The evidence is clear: abortion contributes to mental health problems, at least for some women. For example, a 2016 analysis of data from the National Longitudinal Study of Adolescent to Adult Health (Add Health) has shown that each exposure to abortion increases the risk of mental disorders by 23 percent, even after controlling for 25 other factors, including prior mental health issues.
A 2023 study also indicates that pressure to undergo an abortion is associated with poorer mental and emotional outcomes. The American Psychological Association (APA) has acknowledged that these and other risk factors – including lack of support from others, feelings of stigma, pre-existing mental or emotional problems, wanting to keep the pregnancy, and repeat abortion – are associated with more mental health problems following an abortion.

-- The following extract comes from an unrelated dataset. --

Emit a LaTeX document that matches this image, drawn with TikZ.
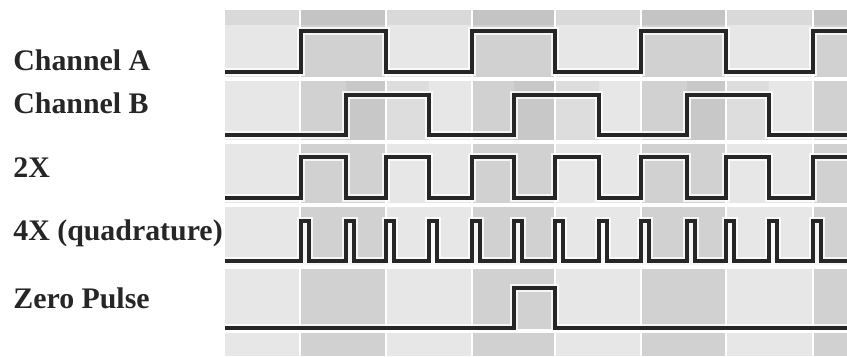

These findings have been confirmed by a recent peer-reviewed CLI analysis of state Medicaid data showing that, compared to women who give birth, women who have an abortion in their first pregnancy are 3.4 times more likely to experience an increase in outpatient mental health visits and 5.7 times more likely to experience an increase in inpatient admissions. Similarly, another peer-reviewed CLI study of Medicaid data demonstrates that women with a history of pregnancy loss, including abortion, are approximately 35 percent more likely to require post-partum mental health treatment following their subsequent first live birth.
- A 2011 meta-analysis shows that, compared to women without abortions, women who have abortions are over three times as likely to use marijuana and more than twice as likely to use/misuse alcohol.
- The Add Health study shows that women who have abortions are twice as likely to abuse alcohol, 2.5 times as likely to misuse marijuana, and over three times as likely to use illicit drugs.
- According to the 2011 meta-analysis, women who have abortions are 37 percent more likely to suffer from depression and 34 percent more likely to have anxiety, compared to women without abortions.
- This is backed up by data from Add Health showing that women who have abortions are 30 percent more likely to experience depression and 23 percent more likely to have anxiety.
Suicide and violent death
Studies of women in the United States, Italy, and Finland show that women who have abortions have approximately two to six times the risk of suicide within a year compared to women who give birth. This risk increases with multiple abortions. Additionally, women who undergo abortion have a significantly higher rate of death from violent causes. Together with an elevated risk of death from other stress-related illnesses, national record linkage studies demonstrate that each abortion increases the risk of premature death by 50 percent.
Of special concern is the harm abortion does to women who feel pressured into abortions, the focus of CLI’s peer-reviewed Unwanted Abortions Studies. In one study, our national survey of 1,000 women found that over 60 percent of those who had abortions reported high levels of pressure to abort. Most reported a desire to have given birth if they had received more support from others. Sixty-seven percent described their abortions as either inconsistent with their own values or preferences (43 percent), unwanted (14 percent), or even coerced (10 percent). As predicted by the APA, women who felt pressured blamed their abortions for causing more mental health problems, feelings of loss or grief, and disruptions of their relationships and daily life.
There is no evidence that abortion ever improves women’s mental health.
In a 2013 literature review and meta-analysis, the prominent and self-identified pro-choice researcher David Fergusson concluded, “There is no available evidence to suggest that abortion has therapeutic effects in reducing the mental health risks of unwanted or unintended pregnancy.”
Notably, one well-known survey of a small cohort of women who sought abortions beyond legal gestational age limits, and were therefore turned away (the “Turnaway Study”), did report that women who were unable to get abortions had slightly more anxiety and lower self-esteem one week later. However, this difference was greatest for women who were still seeking abortions, and the differences diminished over time. Despite the significant biases in and limitations of the study, including a high drop-out rate, no other mental health differences were identified over the five-year study period. The results also showed that women who obtained abortions reported high rates of regret, guilt, sadness, and PTSD.
There is no evidence to suggest that abortion ever directly benefits women’s mental health. In contrast, nearly every study has found that abortion is linked to more mental health problems in women, especially those who have one or more of the known risk factors. While nearly all psychological conditions are multifactorial, abortion can be a contributing factor in mental illness for some women, and numerous studies controlling for prior mental health issues have indicated that abortion is an independent risk factor for more mental health problems.